Условно, схематически дело выглядело так: на своей половине поля «Крылышки» вели игру семь на семь, а то и восемь на восемь, тогда как на чужой половине – трое на трое или двое на двое. С ЦДКА и «Динамо» эта расстановка возникала сама собой, она предопределялась тем, что маститые, славящиеся атакой команды были преисполнены уверенности в превосходстве и нисколько не сомневались, что «раскатают» жмущегося к своим воротам противника. Однако куйбышевцы проявляли невиданную стойкость в обороне, облегчавшуюся тем, что в многолюдье знаменитые московские форварды теряли привычные связи и маневры. А тем временем, пока кипела толкучка у их ворот, кто-нибудь из куйбышевцев, чаще всего инсайд Ворошилов, умевший дать длинный пас, бросал в прорыв Гулевского, сторожившего свое мгновение, а тот был быстр и агрессивен, и москвичам приходилось кидаться на спасение своих ворот. Они делали вид, что это недоразумение, снова принимались за свой штурм, но эпизод, к их досаде, повторялся. Игра, с точки зрения лидеров, принимала странный характер, действовала им на нервы, в конце концов нервы не выдерживали, и комбинация Ворошилов – Гулевский (понятно, бывали и другие) кончалась голом. Единственным, но достаточным. И – «дурацкое» поражение. Иногда забивал и Ворошилов, он обычно сопровождал Гулевского в его прорывах, чтобы сыграть с ним в «стенку» или подобрать и добить мяч. Этот тактический вариант окрестили «волжской защепкой», сторонников у него было маловато, а обвинителей – сколько угодно.
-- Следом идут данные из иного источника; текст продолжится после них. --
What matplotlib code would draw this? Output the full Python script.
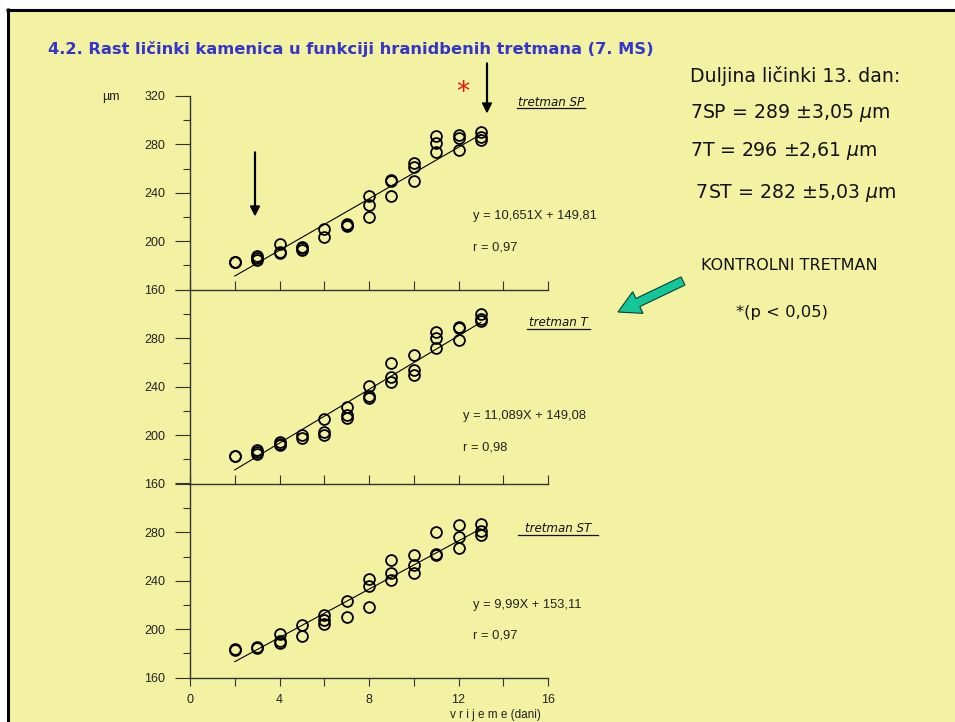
import matplotlib
matplotlib.use("Agg")
import matplotlib.pyplot as plt
from matplotlib.patches import Rectangle, FancyArrow
from matplotlib.ticker import FixedLocator
import numpy as np

# ---- data -------------------------------------------------------------
treatments = ["tretman SP", "tretman T", "tretman ST"]

days_sp = [2, 2, 2, 3, 3, 3, 4, 4, 4, 5, 5, 5, 6, 6, 7, 7, 7, 8, 8, 8,
           9, 9, 9, 10, 10, 10, 11, 11, 11, 12, 12, 12, 13, 13, 13]
len_sp = [183, 183, 182.5, 188, 186, 184.5, 198, 191, 190.5, 195, 193, 194,
          210, 203, 214, 212.5, 213, 237, 230, 220,
          250, 250.5, 237, 265, 261.5, 250, 287, 281, 274,
          288, 285, 275, 290, 286, 283.5]

days_t = [2, 2, 3, 3, 3, 4, 4, 4, 5, 5, 6, 6, 6, 7, 7, 7, 8, 8, 8,
          9, 9, 9, 10, 10, 10, 11, 11, 11, 12, 12, 12, 13, 13, 13]
len_t = [182.5, 183, 188, 184.5, 186, 194, 192, 193, 200, 197.5,
         213, 202.5, 200.5, 223, 217, 214, 241, 232, 231,
         260, 248, 244, 266, 254, 250, 285, 280, 272,
         289.5, 288.5, 278.5, 300, 296, 294]

days_st = [2, 2, 3, 3, 4, 4, 4, 5, 5, 6, 6, 6, 7, 7, 8, 8, 8,
           9, 9, 9, 10, 10, 10, 11, 11, 11, 12, 12, 12, 13, 13, 13]
len_st = [183, 183.5, 185, 184, 196, 190.5, 188.5, 203, 194.5,
          212, 207.5, 204.5, 223, 210, 241.5, 236, 218,
          257, 246.5, 240.5, 261, 253, 246.5, 280, 262.5, 261.5,
          286, 276.5, 267, 287, 281, 277.5]

slopes = [10.651, 11.089, 9.99]
intercepts = [149.81, 149.08, 153.11]
r_values = ["0,97", "0,98", "0,97"]
eq_labels = ["y = 10,651X + 149,81", "y = 11,089X + 149,08", "y = 9,99X + 153,11"]

x_major = [0, 4, 8, 12, 16]
x_minor = [2, 6, 10, 14]
y_major = [160, 200, 240, 280, 320]
y_minor = [180, 220, 260, 300]

summary_lines = ["Duljina ličinki 13. dan:",
                 "7SP = 289 ±3,05 $\\mu$m",
                 "7T = 296 ±2,61 $\\mu$m",
                 " 7ST = 282 ±5,03 $\\mu$m"]

# ---- figure -----------------------------------------------------------
W, H = 955, 722
fig = plt.figure(figsize=(W / 100, H / 100), dpi=100, facecolor="white")

BG = "#F2F2A2"
SANS = ["Liberation Sans", "DejaVu Sans"]
HAND = ["DejaVu Sans"]

# canvas in pixel coordinates (y down)
cv = fig.add_axes([0, 0, 1, 1], zorder=0)
cv.set_xlim(0, W)
cv.set_ylim(H, 0)
cv.axis("off")
cv.add_patch(Rectangle((9, 11), W, H, facecolor=BG, edgecolor="none"))
cv.plot([7.5, 7.5], [8, H], color="black", lw=2.2, solid_capstyle="butt")
cv.plot([6, W], [9.5, 9.5], color="black", lw=2.2, solid_capstyle="butt")


def fx(px):
    return px / W


def fy(py):
    return 1 - py / H


left, right = 190, 548
tops = [96, 290, 484]
ph = 193.5

data = [(days_sp, len_sp), (days_t, len_t), (days_st, len_st)]
label_pos = [(551, 102), (558, 322), (558, 528)]
ul_pos = [(517, 585, 107.5), (527, 590, 328.5), (518, 598, 535)]
eq_pos = [(473, 216, 248), (463, 416, 447), (473, 605, 636)]

for i in range(3):
    top = tops[i]
    ax = fig.add_axes([fx(left), fy(top + ph), (right - left) / W, ph / H], zorder=2)
    ax.patch.set_alpha(0)
    for s in ("top", "right"):
        ax.spines[s].set_visible(False)
    for s in ("left", "bottom"):
        ax.spines[s].set_color("#333333")
        ax.spines[s].set_linewidth(1.0)
    ax.set_xlim(0, 16)
    ax.set_ylim(160, 320)

    x, y = data[i]
    ax.plot(x, y, linestyle="none", marker="o", markersize=7.8,
            markerfacecolor="none", markeredgecolor="black", markeredgewidth=1.3,
            clip_on=False)
    xl = np.array([2, 13])
    ax.plot(xl, slopes[i] * xl + intercepts[i], color="black", lw=0.8)

    ax.yaxis.set_major_locator(FixedLocator(y_major))
    ax.yaxis.set_minor_locator(FixedLocator(y_minor))
    ax.xaxis.set_major_locator(FixedLocator(x_major))
    ax.xaxis.set_minor_locator(FixedLocator(x_minor))
    if i == 0:
        ax.set_yticklabels([str(v) for v in y_major])
    else:
        ax.set_yticklabels([str(v) for v in y_major[:-1]] + [""])
    ax.tick_params(axis="y", which="major", direction="out", length=10.8,
                   width=0.8, pad=7, labelsize=9, colors="#333333",
                   labelcolor="#222222")
    ax.tick_params(axis="y", which="minor", direction="out", length=5,
                   width=0.8, colors="#333333")
    if i < 2:
        ax.tick_params(axis="x", which="both", direction="in", length=6.5,
                       width=0.8, colors="#333333", labelbottom=False)
    else:
        ax.tick_params(axis="x", which="both", direction="out", length=6,
                       width=0.8, pad=6, labelsize=9, colors="#333333",
                       labelcolor="#222222")
    for lab in ax.get_xticklabels() + ax.get_yticklabels():
        lab.set_family(SANS)

    # panel annotations
    lx, ly = label_pos[i]
    cv.text(lx, ly, treatments[i], family=HAND, style="italic", fontsize=8.6,
            ha="center", va="center", color="#111111")
    u0, u1, uy = ul_pos[i]
    cv.plot([u0, u1], [uy, uy], color="#111111", lw=0.9)
    ex, ey, ry = eq_pos[i]
    cv.text(ex, ey, eq_labels[i], family=SANS, fontsize=9.3, ha="left",
            va="center", color="#222222")
    cv.text(ex, ry, "r = " + r_values[i], family=SANS, fontsize=9.3, ha="left",
            va="center", color="#222222")

cv.text(111, 97, "µm", family=SANS, fontsize=9, ha="center", va="center",
        color="#222222")
cv.text(495, 721, "v r i j e m e (dani)", family=SANS, fontsize=8.5,
        ha="center", va="bottom", color="#222222")

# title
cv.text(48, 49, "4.2. Rast ličinki kamenica u funkciji hranidbenih tretmana (7. MS)",
        family=HAND, fontweight="bold", fontsize=11.7, color="#3535CC",
        ha="left", va="center")

# summary block on the right
sy = [76, 113, 151, 193]
for s, yy in zip(summary_lines, sy):
    cv.text(690, yy, s, family=HAND, fontsize=13.6, color="#111111",
            ha="left", va="center")
cv.text(789, 266, "KONTROLNI TRETMAN", family=HAND, fontsize=11.5,
        color="#111111", ha="center", va="center")
cv.text(782, 313, "*(p < 0,05)", family=HAND, fontsize=11.8,
        color="#111111", ha="center", va="center")

# pointer arrows
cv.add_patch(FancyArrow(255, 152, 0, 63, width=0.8, head_width=9,
                        head_length=9, length_includes_head=True,
                        color="black", zorder=5))
cv.add_patch(FancyArrow(487, 63, 0, 49, width=0.8, head_width=9,
                        head_length=9, length_includes_head=True,
                        color="black", zorder=5))
cv.add_patch(FancyArrow(683, 281, -65, 31, width=9, head_width=24,
                        head_length=22, length_includes_head=True,
                        facecolor="#14C79A", edgecolor="#0C3B2E", lw=0.8,
                        zorder=5))
cv.text(463, 90, "*", family=HAND, fontsize=19, color="#EE1111",
        ha="center", va="center_baseline")

fig.savefig("out.png", dpi=100, facecolor="white")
Уже тогда было ясно, что «защепка» не имеет будущего как генеральная линия, что она непригодна для команды, метящей в чемпионы. Нельзя же каждый раз подвергать себя такому страшному испытанию, быть на волосок от поражения, надеясь на зыбкую удачу!
Так-то оно так, но оставить без внимания «защепку» тоже нельзя было, если о нее спотыкались не кто-нибудь, а ЦДКА и «Динамо». Ее снисходительно признали пригодной для тех команд, которые не рассчитывают в равном встречном бою одолеть лидеров, другими словами – для слабых команд и с оговорками, как запасной вариант на всякий случай, при непредвиденных обстоятельствах и для сильных.
Позже игра «от обороны», игра на контратаках получила широкое распространение, вошла в обиход, мы ее можем наблюдать в неограниченном количестве в турнирах любого ранга. Сейчас вокруг нее копий не ломают – признано, что все команды, даже классные, чемпионского достоинства, обязаны уметь ее вести, не говоря уж о том, что им полагается знать, как ей противостоять, как ее обезвреживать, если к ней прибегает противник. Так что куйбышевские «Крылышки» тридцать лет назад в известной мере стали пионерами тактического варианта, заставившего всех тренеров и теоретиков положить его на макет и изучать со всем тщанием. Ворошилов, состоявший в этой команде диспетчером, должен быть отнесен к числу создателей этого варианта, он был в нем влиятельной фигурой.
Тренеры и руководимые ими команды вольны в выборе командной игры. Ушли в прошлое времена, когда прямо-таки в административном порядке всем предлагалось следовать одинаковым образцам. Теперь признано, что разные вкусы и разные соображения имеют право на существование. Но футбол упростился бы, завял, если бы все вдруг выбрали игру «от обороны». Он жил и продолжает жить поисками игры активной, отталкивающейся от ясного и смелого намерения переиграть противника.
НИКИТА СИМОНЯН
На протяжении четверти века, до того как взошла звезда Блохина, Никита Симонян был самым результативным форвардом советского футбола. Да и сейчас он – и, как видно, надолго – второй. Много лет числилось за ним рекордное достижение: 34 мяча в 36 матчах чемпионата 1950 года. Сколько лет минуло, только в сезоне 1985 года О. Протасов превзошел симоняновское число. Много-много раз видел я его на поле, восхищался его голами, а связно объяснить, за счет чего они ему удавались, не умел. Какая-то загадочность, скрытность окружала его успехи. Не был он чудодеем, как Г. Федотов, не пробивался, как Бобров, Пономарев, Соловьев, не петлял и не изворачивался, как Иванов, не бил сокрушительно, как Гринин, не был суровым геометром, как Бесков.